Years ago I recall attending a pastors conference at Georgetown College in Georgetown, Ky. At the table where I sat a pastor of a Baptist church in Louisville expressed his frustration at having lost almost half his membership to the Christian megachurch there that was growing numerically in leaps and bounds. Churches that are growing are largely doing so at the expense of other churches. And don’t let the numbers of Southern Baptist churches fool you either (the pastor I just mentioned was a Southern Baptist). Many of them like to re-baptize Christians who they think didn’t get it right the first time. As far as institutional Christianity goes we are mostly just reshuffling the deck or, even worse, rearranging the chairs on a sinking ship.
The church-at-large is not reaching non-religious people, nor is the church drawing into its ranks spiritual persons who have given up on religious institutions. There are some perfectly good reasons these folks walked away from institutional religion, and are not eager to return. And in the larger churches that draw Christians away from smaller churches, once you get beyond the loud praise bands, worship as emotional release, multi-staff, multi-opportunity consumer driven programming for all ages, the extravagant Christmas and Easter pageants, the coffee shops and ark-on-wheels — what do you find? In many cases (not all, of course, but many) you find the same petty, punitive God of traditional Western Christianity who demands tit-for-tat retributive justice, tortures people in hell, and cares more about what you believe than what you do.
If Christianity is to be a force for good in the world by helping to heal our deep psychic, personal brokenness, to restore estranged relationships often marked by betrayal and contempt, to transform us into more loving, compassionate persons who care for others, to empower us to confront social and structural injustices with courage and integrity, and to inspire us to work for the common good and a more just society, then Western Christianity, and American Christianity in particular, must undergo a new reformation.
This is no easy task. Richard Rohr says, “Two thousand years after the revelation of Jesus, many people still seem to prefer a punitive, threatening, and violent God, which then produces the same kind of people and the same kind of histories. … It is largely a waste of time to tell people to love generously when the God they have been presented with is a taskmaster, loves quite conditionally, is easily offended, very needy and threatens people with eternal torture if they do not ‘believe’ in him.”

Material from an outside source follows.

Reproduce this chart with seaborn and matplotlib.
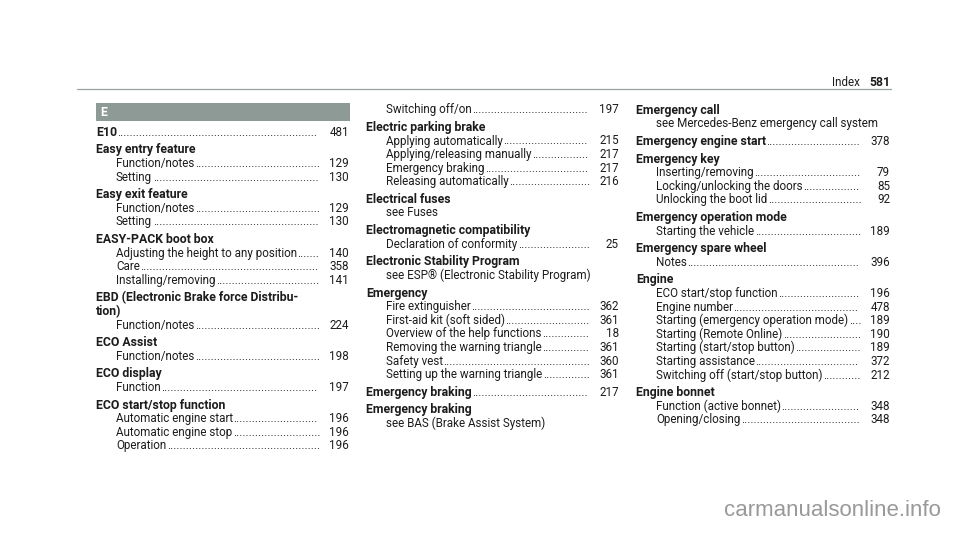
import matplotlib
matplotlib.use("Agg")
import matplotlib.pyplot as plt
import seaborn as sns
from matplotlib.patches import Rectangle

# index entries: (kind, text, page)  h = heading, c = heading continued, s = sub entry
col1 = [
    ("h", "E10", 481),
    ("h", "Easy entry feature", None),
    ("s", "Function/notes", 129),
    ("s", "Setting", 130),
    ("h", "Easy exit feature", None),
    ("s", "Function/notes", 129),
    ("s", "Setting", 130),
    ("h", "EASY-PACK boot box", None),
    ("s", "Adjusting the height to any position", 140),
    ("s", "Care", 358),
    ("s", "Installing/removing", 141),
    ("h", "EBD (Electronic Brake force Distribu-", None),
    ("c", "tion)", None),
    ("s", "Function/notes", 224),
    ("h", "ECO Assist", None),
    ("s", "Function/notes", 198),
    ("h", "ECO display", None),
    ("s", "Function", 197),
    ("h", "ECO start/stop function", None),
    ("s", "Automatic engine start", 196),
    ("s", "Automatic engine stop", 196),
    ("s", "Operation", 196),
]

col2 = [
    ("s", "Switching off/on", 197),
    ("h", "Electric parking brake", None),
    ("s", "Applying automatically", 215),
    ("s", "Applying/releasing manually", 217),
    ("s", "Emergency braking", 217),
    ("s", "Releasing automatically", 216),
    ("h", "Electrical fuses", None),
    ("s", "see Fuses", None),
    ("h", "Electromagnetic compatibility", None),
    ("s", "Declaration of conformity", 25),
    ("h", "Electronic Stability Program", None),
    ("s", "see ESP® (Electronic Stability Program)", None),
    ("h", "Emergency", None),
    ("s", "Fire extinguisher", 362),
    ("s", "First-aid kit (soft sided)", 361),
    ("s", "Overview of the help functions", 18),
    ("s", "Removing the warning triangle", 361),
    ("s", "Safety vest", 360),
    ("s", "Setting up the warning triangle", 361),
    ("h", "Emergency braking", 217),
    ("h", "Emergency braking", None),
    ("s", "see BAS (Brake Assist System)", None),
]

col3 = [
    ("h", "Emergency call", None),
    ("s", "see Mercedes-Benz emergency call system", None),
    ("h", "Emergency engine start", 378),
    ("h", "Emergency key", None),
    ("s", "Inserting/removing", 79),
    ("s", "Locking/unlocking the doors", 85),
    ("s", "Unlocking the boot lid", 92),
    ("h", "Emergency operation mode", None),
    ("s", "Starting the vehicle", 189),
    ("h", "Emergency spare wheel", None),
    ("s", "Notes", 396),
    ("h", "Engine", None),
    ("s", "ECO start/stop function", 196),
    ("s", "Engine number", 478),
    ("s", "Starting (emergency operation mode)", 189),
    ("s", "Starting (Remote Online)", 190),
    ("s", "Starting (start/stop button)", 189),
    ("s", "Starting assistance", 372),
    ("s", "Switching off (start/stop button)", 212),
    ("h", "Engine bonnet", None),
    ("s", "Function (active bonnet)", 348),
    ("s", "Opening/closing", 348),
]

section_letter = "E"
page_label = "Index"
page_number = "581"
watermark = "carmanualsonline.info"

FS = 8.4      # sub entries / page numbers
FS_HEAD = 8.8  # bold headings
TXT = "#1c1c1c"
LINE_STEP = 13.6
HEAD_STEP = 17.6
BASE = 3.8

sns.set_theme(style="white")
plt.rcParams["font.family"] = ["Roboto", "DejaVu Sans"]

fig = plt.figure(figsize=(9.6, 5.33), dpi=100)
ax = fig.add_axes([0, 0, 1, 1])
ax.set_xlim(0, 960)
ax.set_ylim(533, 0)
ax.axis("off")

renderer = fig.canvas.get_renderer()
inv = ax.transData.inverted()

probe = ax.text(0, 0, "." * 40, fontsize=FS)
dot_w = probe.get_window_extent(renderer).width / 40
probe.remove()


def right_edge(t):
    bb = t.get_window_extent(renderer)
    return inv.transform((bb.x1, bb.y0))[0]


def draw_column(entries, x0, right, y):
    for i, (kind, label, page) in enumerate(entries):
        if i > 0:
            y += HEAD_STEP if kind == "h" else LINE_STEP
        bold = kind in ("h", "c")
        x = x0 if bold else x0 + 20
        t = ax.text(x, y + BASE, label, fontsize=FS_HEAD if bold else FS,
                    va="baseline", ha="left",
                    fontweight="bold" if bold else "normal", color=TXT)
        if page is not None:
            start = right_edge(t) + 0.5
            n = int(round((right - 30 - start) / dot_w))
            ax.text(start, y + BASE, "." * max(n, 0), fontsize=FS, va="baseline",
                    ha="left", color=TXT)
            ax.text(right, y + BASE, str(page), fontsize=FS, va="baseline",
                    ha="right", color=TXT)


# header rule and page label
ax.plot([77, 891], [89, 89], color="#9aa3a1", linewidth=0.9)
ax.text(860, 86.5, page_label, fontsize=FS, ha="right", va="baseline", color=TXT)
ax.text(890, 86.5, page_number, fontsize=FS_HEAD, ha="right", va="baseline",
        fontweight="bold", color=TXT)

# section letter box
ax.add_patch(Rectangle((96, 103), 254, 18, color="#8e9a96", lw=0))
ax.text(100, 112 + BASE, section_letter, fontsize=FS_HEAD, fontweight="bold",
        color="white", va="baseline")

draw_column(col1, 96, 349, 132)
draw_column(col2, 366, 619, 109.5)
draw_column(col3, 636, 890, 110)

ax.text(941, 516, watermark, fontsize=16, ha="right", va="baseline",
        color="#999999", family=["Liberation Sans", "DejaVu Sans"])

fig.savefig("out.png", dpi=100)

This new reformation will involve both deconstruction and reconstruction, and both processes must happen simultaneously. There are reformers doing this work — the late Marcus Borg was committed to this, and now engaged are reformers like Rohr, Brian McLaren, John Philip Newell, Rob Bell, Bro. David Stendl-Rast, John Shelby Spong and many others lesser known. From a historical perspective this process is just beginning and will take a long time.
Its success, however, will depend, not on the big names who travel across the country giving presentations and whose book sales and public appearances are able to sustain their freelance work. The success of the movement will depend on pastors in small towns and urban centers across the country preaching and teaching the good news. But this is not likely to come about through the work of professional/vocational ministers like myself who depend on the church institution for their livelihood. For it is highly unlikely the institutional church will permit their pastors to engage in this kind of work.
I’m fortunate to be able to do what I do as a vocational Christian pastor. But it has not come without personal and institutional cost. Most professional ministers who do what I do would lose their jobs and have to find a new career. This work of reformation will largely have to be done by lay ministers and bivocational pastors who are not dependent on the institution.
Whenever I have an opportunity to talk to young men and women who feel called to do this work, this is what I tell them: I encourage them to find a career they can enjoy to earn a living, and then give their lives to the work of reforming Christianity. Only a new kind of Christianity, a Christianity that takes the life and teaching of Jesus seriously, a Christianity that is inclusive, gracious, generous, compassionate, merciful, truthful and committed to restorative justice and the common good will be good news to the world in which we live.